Em meio aos ataques racistas feitos pelo brasileiro Nelson Piquet ao piloto Lewis Hamilton, primeira lei antirracista brasileira completa 71 anos
Por Wagner Prado
Em 28 de junho, o mundo ficou surpreso após ser divulgado o áudio de uma entrevista do três vezes campeão de Fórmula 1, o brasileiro Nelson Piquet, chamando o sete vezes campeão do mesmo esporte, o britânico Lewis Hamilton, de neguinho. A divulgação do áudio ocorreu às vésperas do Dia Nacional Contra o Racismo, que no Brasil é comemorado em 3 de julho.
O ato racista de Piquet, esportista que marcou sua trajetória pelos impropérios que sempre saíram de sua boca, foi condenado por grande parte da sociedade brasileira e mundial e já rendeu uma denúncia ao Ministério Público do Distrito Federal, que poderá resultar em processo criminal com pena prevista de um a três anos de detenção. O crime é o de Injúria Racial. Tanto o racismo quanto a injúria racial são caracterizados como uma maneira de discriminar as pessoas com base em questões raciais ou cor da pele.
Piquet chamou Lewis Hamilton de neguinho, pelo menos quatro vezes, ao analisar um lance do Grande Prêmio de Silverstone, na Inglaterra, em 2021, em que Hamilton não permite ser ultrapassado pelo belgo-holandês Max Verstappen, da equipe Red Bull. Verstappen é namorado de Kelly Piquet, filha de Nelson.
O Dia Nacional Contra o Racismo foi instituído em 3 de julho de 1951. Naquela data, o então presidente Getulio Vargas (1882/1954) assinou a Lei 1390/51, de autoria do deputado Afonso Arinos de Melo Franco (1905/1990), que condenava a discriminação racial no Brasil.

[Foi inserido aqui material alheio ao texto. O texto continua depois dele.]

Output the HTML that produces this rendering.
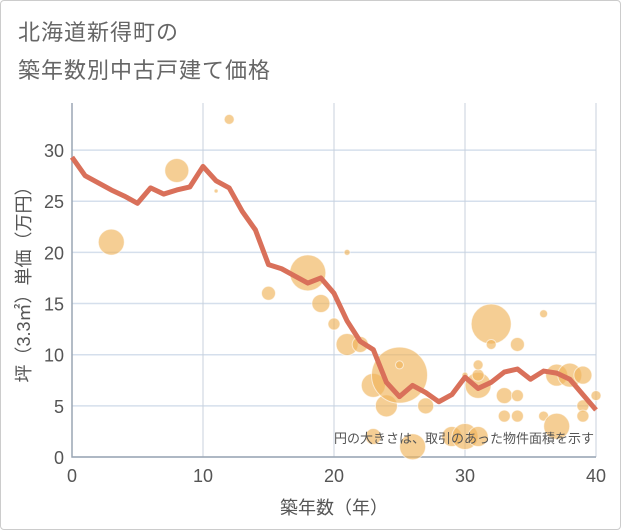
<!DOCTYPE html>
<html><head><meta charset="utf-8"><style>
body{margin:0;background:#fff;}
#wrap{position:relative;width:619px;height:528px;border:1px solid #ccc;border-radius:4px;background:#fff;overflow:hidden;font-family:"Liberation Sans","Noto Sans CJK JP",sans-serif;}
.t{position:absolute;left:17px;font-size:22px;color:#666;letter-spacing:1px;}
</style></head><body>
<div id="wrap">
<div class="t" style="top:14px">北海道新得町の</div>
<div class="t" style="top:52px">築年数別中古戸建て価格</div>
<svg id="c" width="621" height="530" style="position:absolute;left:-1px;top:-1px"></svg>
</div>
<script>
const years=[0,1,2,3,4,5,6,7,8,9,10,11,12,13,14,15,16,17,18,19,20,21,22,23,24,25,26,27,28,29,30,31,32,33,34,35,36,37,38,39,40];
const avgPrice=[29.3,27.5,26.8,26.1,25.5,24.8,26.3,25.7,26.1,26.4,28.4,27,26.3,24,22.2,18.8,18.4,17.7,17,17.5,16,13.3,11.3,10.5,7.3,5.9,7,6.3,5.4,6.1,7.8,6.7,7.3,8.3,8.6,7.6,8.4,8.2,7.6,6.1,4.6];
const bubbleX=[3,8,11,12,15,18,19,20,21,21,22,23,24,23,25,25,26,27,29,30,31,30,31,31,31,32,32,33,33,34,34,34,36,36,37,37,38,39,39,39,40];
const bubbleY=[21,28,26,33,16,18,15,13,11,20,11,7,5,2,8,9,1,5,2,2,2,8,7,8,9,13,11,6,4,11,6,4,14,4,3,8,8,8,5,4,6];
const bubbleR=[13,12,2,5,7,18,9,6,11,3,8,12,11,8,28,4,13,8,10,13,10,3,13,6,5,20,5,8,6,7,6,6,4,5,13,11,12,9,6,6,5];
const xTicks=[0,10,20,30,40];
const yTicks=[0,5,10,15,20,25,30];
const L=72,R=596,T=103,B=457;
const xs=v=>L+(v/40)*(R-L);
const ys=v=>B-(v/34.6)*(B-T);
const svg=document.getElementById('c');
const NS='http://www.w3.org/2000/svg';
function mk(tag,attrs){const e=document.createElementNS(NS,tag);for(const k in attrs)e.setAttribute(k,attrs[k]);svg.appendChild(e);return e;}
yTicks.forEach(v=>{
  const l=mk('line',{x1:L,x2:R,y1:ys(v),y2:ys(v),stroke:'#d5dfec','stroke-width':1.5});
  
  
  const t=mk('text',{x:L-8,y:ys(v)+7,'text-anchor':'end','font-size':18,fill:'#555'});
  t.textContent=v;
  
  
});
xTicks.forEach(v=>{
  const l=mk('line',{x1:xs(v),x2:xs(v),y1:T,y2:B,stroke:'#c8d0dc','stroke-width':1});
  
  
  const t=mk('text',{x:xs(v),y:B+25,'text-anchor':'middle','font-size':18,fill:'#555'});
  t.textContent=v;
  
  
});
const ax=mk('path',{d:`M${L},${T} V${B} H${R}`,fill:'none',stroke:'#9aa5b4','stroke-width':1.5});


bubbleX.forEach((x,i)=>{
  const c=mk('circle',{cx:xs(x),cy:ys(bubbleY[i]),r:bubbleR[i],fill:'rgba(240,180,90,0.65)',stroke:'rgba(255,255,255,0.6)','stroke-width':1});
  
  
});
const pl=mk('polyline',{points:years.map((y,i)=>xs(y)+','+ys(avgPrice[i])).join(' '),fill:'none',stroke:'#d9705a','stroke-width':5,'stroke-linejoin':'round'});


const n=mk('text',{x:594,y:443,'text-anchor':'end','font-size':13,fill:'#555'});
n.textContent='円の大きさは、取引のあった物件面積を示す';


const xl=mk('text',{x:(L+R)/2,y:514,'text-anchor':'middle','font-size':18,fill:'#555'});
xl.textContent='築年数（年）';


const yl=mk('text',{x:0,y:0,'text-anchor':'middle','font-size':18,fill:'#555',transform:`translate(30,${(T+B)/2}) rotate(-90)`});
yl.textContent='坪（3.3㎡）単価（万円）';


</script>
</body></html>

A lei ficou popularmente conhecida como Lei Afonso Arinos. Em seu texto, ela determinava o seguinte: “Constitui contravenção penal, punida nos termos desta Lei, a recusa, por parte de estabelecimento comercial ou de ensino de qualquer natureza, de hospedar, servir, atender ou receber cliente, comprador ou aluno, por preconceito de raça ou de cor.”
Em 1989, após a promulgação da Nova Constituição do Brasil, ocorrida em 1988, é instituída a Lei CAÓ, a Lei 7716, de 5 de janeiro de 1989, que amplia para crime as ações resultantes de preconceito de raça ou de cor. A lei ficou conhecida como Lei CAÓ, apelido do então deputado federal, advogado e jornalista Carlos Alberto Oliveira. Já em 13 de maio de 1997, a Lei 9.459 faz alterações na lei de 1989, estendendo também a lei para a punição a crimes de preconceito por etnia, religião ou procedência nacional, que é a ofensa a alguém que vem de outro país e seu gentílico (italiano, japonês, sudanês, por exemplo) é usado de forma pejorativa e/ou ofensiva.
A professora Ynaê Lopes dos Santos, doutora em História Social e pesquisadora, autora do livro “Racismo brasileiro: uma história da formação do país”, em entrevista à rádio CBN-SP deu sua visão sobre o que é o racismo. “O racismo é um sistema de poder. Quem paga o ônus desse sistema são as pessoas não brancas: negros e indígenas. O racismo é um problema da sociedade brasileira e, para desconstruí-lo é necessário que as pessoas brancas tomem consciência dessa sistematização do racismo em suas próprias vidas. Elas têm que tomar consciência de que têm o usufruto dos privilégios do racismo, mesmo que elas não tenham clareza sobre isso. A Educação é a principal forma de transformar essa nossa condição profundamente racista.”
A professora Ynaê fala em desconstrução. O primeiro alvo dessa desconstrução seria a queda de estereótipos que reforçam, de maneira infeliz, a representação social negativa sobre as pessoas pretas. Ações educativas antirracistas têm que ser adotadas de formas mais efetivas. E aqui não se está falando apenas em ações que possam ser implementadas exclusivamente no ambiente educacional-escolar-formativo. A análise é sobre o cotidiano formativo de qualquer pessoa. O volume de (des)informação recebido pelas pessoas reforça preconceitos, reitera estigmas, influencia atitudes e comportamentos discriminatórios, pois molda sua (des)educação para muito além do que é passado nos bancos escolares.